London: Britain’s Charity Commission is conducting a review of the Duke and Duchess of Sussex’s philanthropic organisation.
Well-placed sources said that the watchdog was examining how Sussex Royal was run and whether it complied with charity law.
The “regulatory and compliance case” is understood to be looking at concerns about the charity before the royal couple decided to shut it down last July after their move to America.
The Duke and Duchess of Cambridge and Duke and Duchess of Sussex in happier times.Credit:AP
A spokesman for the Charity Commission said: “Our regulatory compliance case is ongoing. We cannot comment further.”
It came as the latest teaser clip from the couple’s Oprah Winfrey interview was released, in which the Duchess said it felt “liberating” to be able to speak and accused the Royal family of effectively gagging her and taking away that choice.
She claimed that when Winfrey had first approached her before her wedding, they had not even been allowed to have the conversation without Kensington Palace aides listening in.
The Duchess, 39, suggested that now the couple had stepped away from “the construct” of royal life they were free to make their own decisions.
“It’s really liberating to be able to have the right and the privilege in some ways to be able to say yes, I’m ready to talk, to be able to make a choice on your own and to be able to speak for yourself,” she said in the interview, to be broadcast in the US Sunday night (Monday at noon AEDT).
Tensions with the royal family have escalated in recent days, amid allegations that the claims that the Duchess bullied her staff were part of an orchestrated smear campaign by palace aides. The London Telegraph understands that members of the family have been in contact with Prince Harry this week to find out what is disclosed in the no-holds-barred chat.
Buckingham Palace has been given an advanced copy of the interview, enabling it to prepare any potential defence.
The Duchess is thought to confirm rumours of a rift with her sister-in-law, the Duchess of Cambridge, by suggesting she was among those who failed to support her as a newcomer to the royal fold.
It is understood that the Charity Commission had not yet determined whether or not there was any wrongdoing at Sussex Royal.

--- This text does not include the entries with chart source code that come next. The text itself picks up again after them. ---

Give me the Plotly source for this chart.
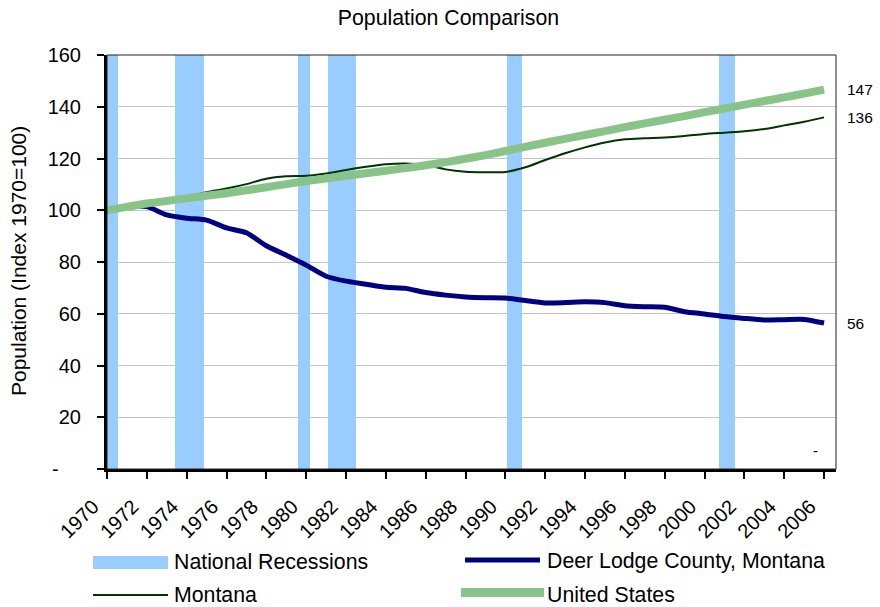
import plotly.graph_objects as go

# ---------------- data ----------------
years = list(range(1970, 2007))
deer_lodge = [100.0, 101.5, 101.4, 98.2, 96.9, 96.2, 93.2, 91.3, 86.3, 82.6,
              78.8, 74.5, 72.6, 71.4, 70.2, 69.8, 68.2, 67.2, 66.5, 66.2,
              66.1, 65.1, 64.2, 64.3, 64.6, 64.3, 63.1, 62.7, 62.5, 60.8,
              59.9, 58.9, 58.2, 57.6, 57.7, 57.8, 56.4]
montana = [100.0, 101.5, 103.0, 104.0, 105.2, 107.0, 108.4, 110.1, 112.2, 113.1,
           113.3, 114.2, 115.6, 116.8, 117.8, 118.1, 117.5, 115.8, 114.9, 114.7,
           114.8, 116.6, 119.4, 122.0, 124.3, 126.2, 127.4, 127.8, 128.1, 128.7,
           129.5, 130.0, 130.5, 131.4, 132.8, 134.2, 135.9]
united_states = [100.0, 101.3, 102.6, 103.6, 104.6, 105.6, 106.6, 107.7, 108.9, 110.1,
                 111.3, 112.3, 113.3, 114.3, 115.3, 116.3, 117.4, 118.6, 119.9, 121.3,
                 122.9, 124.5, 126.1, 127.6, 129.1, 130.6, 132.1, 133.6, 135.0, 136.4,
                 137.9, 139.3, 140.8, 142.2, 143.6, 145.1, 146.6]
recession_start = [1969.9, 1973.41, 1979.59, 1981.09, 1990.08, 2000.72]
recession_end = [1970.55, 1974.87, 1980.19, 1982.50, 1990.83, 2001.53]
recession_top = 160

y_ticks = [0, 20, 40, 60, 80, 100, 120, 140, 160]
y_tick_labels = ["-\u00a0\u00a0\u00a0\u00a0", "20", "40", "60", "80", "100", "120", "140", "160"]
x_ticks = list(range(1970, 2007, 2))
x_tick_labels = [str(y) for y in x_ticks]

title_text = "Population Comparison"
y_title = "Population (Index 1970=100)"
legend_names = ["National Recessions", "Deer Lodge County, Montana", "Montana", "United States"]

# ---------------- styles ----------------
FONT = "Liberation Sans, Arial, Helvetica, sans-serif"
C_REC = "#99ccff"
C_DEER = "#000080"
C_MT = "#003300"
C_US = "#88c488"

W, H = 880, 607
L, R, T, B = 107, 836, 55, 469


def px(x):
    return (x - L) / (R - L)


def py(y):
    return (B - y) / (B - T)


fig = go.Figure()

fig.add_trace(go.Bar(
    x=[(s + e) / 2 for s, e in zip(recession_start, recession_end)],
    y=[recession_top] * len(recession_start),
    width=[e - s for s, e in zip(recession_start, recession_end)],
    base=0,
    marker=dict(color=C_REC, line=dict(width=0)),
    name=legend_names[0], showlegend=False, hoverinfo="skip",
))
fig.add_trace(go.Scatter(
    x=years, y=deer_lodge, mode="lines", name=legend_names[1], showlegend=False,
    line=dict(color=C_DEER, width=5, shape="spline", smoothing=0.6),
))
fig.add_trace(go.Scatter(
    x=years, y=montana, mode="lines", name=legend_names[2], showlegend=False,
    line=dict(color=C_MT, width=2, shape="spline", smoothing=0.8),
))
fig.add_trace(go.Scatter(
    x=years, y=united_states, mode="lines", name=legend_names[3], showlegend=False,
    line=dict(color=C_US, width=8, shape="spline", smoothing=0.6),
))

shapes = []
annotations = []

# thin border on top/right
shapes.append(dict(type="rect", xref="paper", yref="paper", x0=0, x1=1, y0=0, y1=1,
                   line=dict(color="#222222", width=1), layer="above"))

# end labels
for series in (united_states, montana, deer_lodge):
    annotations.append(dict(xref="paper", yref="y", x=px(845), y=series[-1],
                            text=str(round(series[-1])), showarrow=False,
                            xanchor="left", yanchor="middle",
                            font=dict(family=FONT, size=15.5, color="black")))
annotations.append(dict(xref="x", yref="y", x=2005.55, y=7, text="-", showarrow=False,
                        xanchor="center", yanchor="middle",
                        font=dict(family=FONT, size=15, color="black")))

# y-axis title
annotations.append(dict(xref="paper", yref="paper", x=px(18), y=py(261), text=y_title,
                        textangle=-90, showarrow=False, xanchor="center", yanchor="middle",
                        font=dict(family=FONT, size=21, color="black")))

# custom legend
leg_font = dict(family=FONT, size=21.3, color="black")
shapes.append(dict(type="rect", xref="paper", yref="paper", x0=px(93), x1=px(168),
                   y0=py(569), y1=py(556), fillcolor=C_REC, line=dict(width=0)))
annotations.append(dict(xref="paper", yref="paper", x=px(172), y=py(562), text=legend_names[0],
                        showarrow=False, xanchor="left", yanchor="middle", font=leg_font))
shapes.append(dict(type="line", xref="paper", yref="paper", x0=px(93), x1=px(168),
                   y0=py(595), y1=py(595), line=dict(color=C_MT, width=2)))
annotations.append(dict(xref="paper", yref="paper", x=px(172), y=py(595), text=legend_names[2],
                        showarrow=False, xanchor="left", yanchor="middle", font=leg_font))
shapes.append(dict(type="line", xref="paper", yref="paper", x0=px(465), x1=px(540),
                   y0=py(560), y1=py(560), line=dict(color=C_DEER, width=5)))
annotations.append(dict(xref="paper", yref="paper", x=px(545), y=py(561), text=legend_names[1],
                        showarrow=False, xanchor="left", yanchor="middle", font=leg_font))
shapes.append(dict(type="rect", xref="paper", yref="paper", x0=px(461), x1=px(544),
                   y0=py(597), y1=py(588), fillcolor=C_US, line=dict(width=0)))
annotations.append(dict(xref="paper", yref="paper", x=px(545), y=py(595), text=legend_names[3],
                        showarrow=False, xanchor="left", yanchor="middle", font=leg_font))

fig.update_layout(
    width=W, height=H,
    margin=dict(l=L, r=W - R, t=T, b=H - B, pad=0),
    paper_bgcolor="white", plot_bgcolor="white",
    title=dict(text=title_text, x=448.5 / W, xref="container", xanchor="center",
               y=1 - 18 / H, yref="container", yanchor="middle",
               font=dict(family=FONT, size=21.3, color="black")),
    showlegend=False,
    bargap=0,
    shapes=shapes, annotations=annotations,
    font=dict(family=FONT, color="black"),
)
fig.update_xaxes(
    range=[1970, 2006.6], tickmode="array", tickvals=x_ticks, ticktext=x_tick_labels,
    tickangle=-45, ticks="outside", ticklen=7, tickwidth=2, tickcolor="black",
    showline=True, linewidth=3, linecolor="black", showgrid=False, zeroline=False,
    ticklabelstandoff=8, ticklabelshift=-14,
    tickfont=dict(family=FONT, size=20, color="black"),
)
fig.update_yaxes(
    range=[0, 160], tickmode="array", tickvals=y_ticks, ticktext=y_tick_labels,
    ticks="outside", ticklen=7, tickwidth=2, tickcolor="black",
    showline=True, linewidth=3, linecolor="black", showgrid=True, gridcolor="#c4c4c4",
    gridwidth=1, zeroline=False, ticklabelstandoff=12,
    tickfont=dict(family=FONT, size=20, color="black"),
)

fig.write_html(
    "out.html",
    config={"displayModeBar": False},
    post_script="document.body.style.margin='0';document.body.style.overflow='hidden';",
)
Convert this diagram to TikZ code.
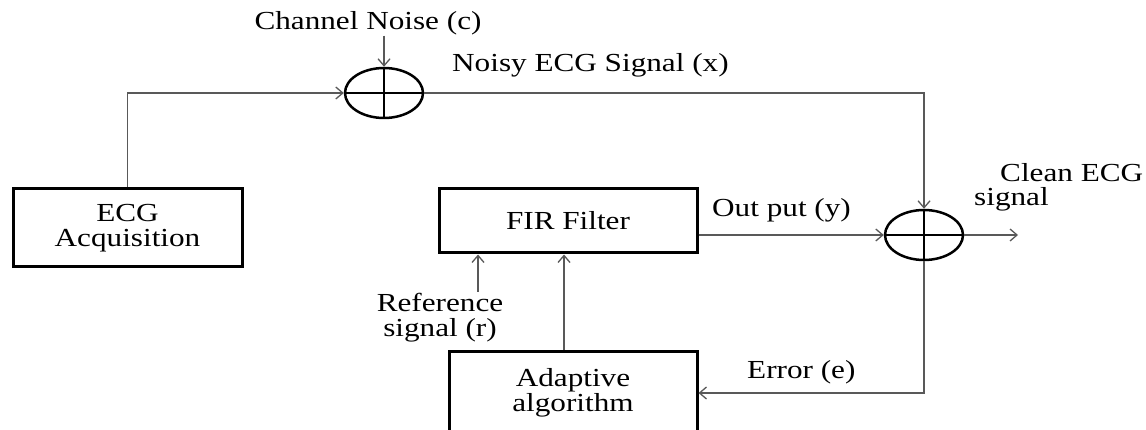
\documentclass[tikz,border=0pt]{standalone}
\usepackage{fontspec}
\setmainfont{Liberation Serif}[FakeStretch=1.2]
\usetikzlibrary{arrows.meta,shapes.geometric}
\begin{document}
\begin{tikzpicture}[x=1pt,y=-1pt,
  font=\fontsize{26}{25}\selectfont,
  blk/.style={draw, line width=3pt, inner sep=0pt, align=center},
  sumnode/.style={draw, ellipse, line width=2.5pt, minimum width=78pt, minimum height=50pt, inner sep=0pt},
  sig/.style={draw=black!65, line width=1.3pt},
  arr/.style={sig, -{Straight Barb[length=7pt,width=12pt]}},
  lbl/.style={inner sep=0pt, text=black}]
\useasboundingbox (0,0) rectangle (1146,430);
\clip (0,0) rectangle (1146,430);

% processing blocks
\node[blk, minimum width=229pt, minimum height=78pt] (acq) at (127.5,228) {ECG\\Acquisition};
\node[blk, minimum width=258pt, minimum height=64pt] (fir) at (568,221) {FIR Filter};
\node[blk, minimum width=248pt, minimum height=84pt] (adp) at (573,393) {Adaptive\\algorithm};

% summing junctions
\node[sumnode] (s1) at (384,93) {};
\node[sumnode] (s2) at (924,235) {};
\draw[line width=2.5pt] (s1.north) -- (s1.south) (s1.west) -- (s1.east);
\draw[line width=2.5pt] (s2.north) -- (s2.south) (s2.west) -- (s2.east);

% signal labels
\node[lbl, anchor=base] (cn) at (368,30) {Channel Noise (c)};
\node[lbl, anchor=base west] (nx) at (452,72) {Noisy ECG Signal (x)};
\node[lbl, anchor=base west] (oy) at (712,217) {Out put (y)};
\node[lbl, anchor=base west] (ee) at (747,378) {Error (e)};
\node[lbl, anchor=base west] (ce1) at (1000,182) {Clean ECG};
\node[lbl, anchor=base west] (ce2) at (974,206) {signal};
\node[lbl, align=center] (ref) at (440,318) {Reference\\signal (r)};

\coordinate (rt) at (478,292);
\coordinate (out) at (1018,235);

% signal paths
\draw[arr] (acq.north) |- (s1.west);
\draw[arr] (s1.north |- cn.south) -- (s1.north);
\draw[arr] (s1.east) -| (s2.north);
\draw[arr] (fir.east |- s2.west) -- (s2.west);
\draw[arr] (s2.east) -- (out);
\draw[arr] (s2.south) |- (adp.east);
\draw[arr] ([xshift=-9pt]adp.north) -- ([xshift=-9pt]adp.north |- fir.south);
\draw[arr] (rt) -- (rt |- fir.south);
\end{tikzpicture}
\end{document}
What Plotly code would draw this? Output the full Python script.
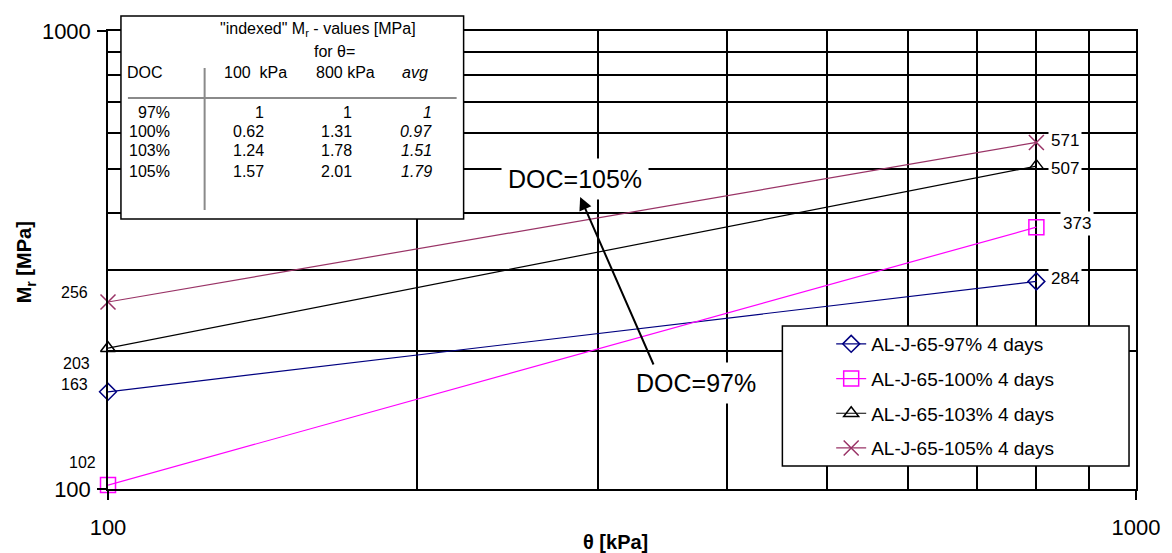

A “regulatory compliance case” falls short of a formal investigation. If the regulator finds wrongdoing it can then issue formal regulatory advice or use a power such as an official warning.
The Sussex Royal charity was founded after the couple decided to break away from The Royal Foundation, the charity they previously ran with the Cambridges.
The Charity Commission began looking at The Royal Foundation and Sussex Royal in July last year after Republic, the antimonarchy campaign group, asked it to examine nearly £300,000 ($539,965) of grants, including £145,000 ($260,971) given to the Sussexes’ former UK charity.
At the time, the commission said it was assessing information in the complaint to determine whether it was appropriate to investigate.
According to well-placed sources, it examined whether it was appropriate for the Royal Foundation to have transferred the money to Sussex Royal in the first place.
The watchdog is understood to have deemed it appropriate, but sources familiar with the case said that trustees of the Royal Foundation have expressed “disappointment” that the money given to Sussex Royal was effectively wasted on a foundation that would be dissolved shortly afterwards.
A source said it was “very frustrating” and looked from the outside like “rash” decision-making by the Duke and Duchess of Sussex.
It is unclear if the Royal Foundation is also being reviewed by the commission.
Lawyers for the Sussexes said: “Sussex Royal was managed by a board of trustees which made decisions about the charity in accordance with its constitutional document and the requirements of charity law. Therefore, any suggestion of mismanagement or decision making being handled in a ‘rash’ fashion solely by the Duke and Duchess of Sussex would be entirely false.”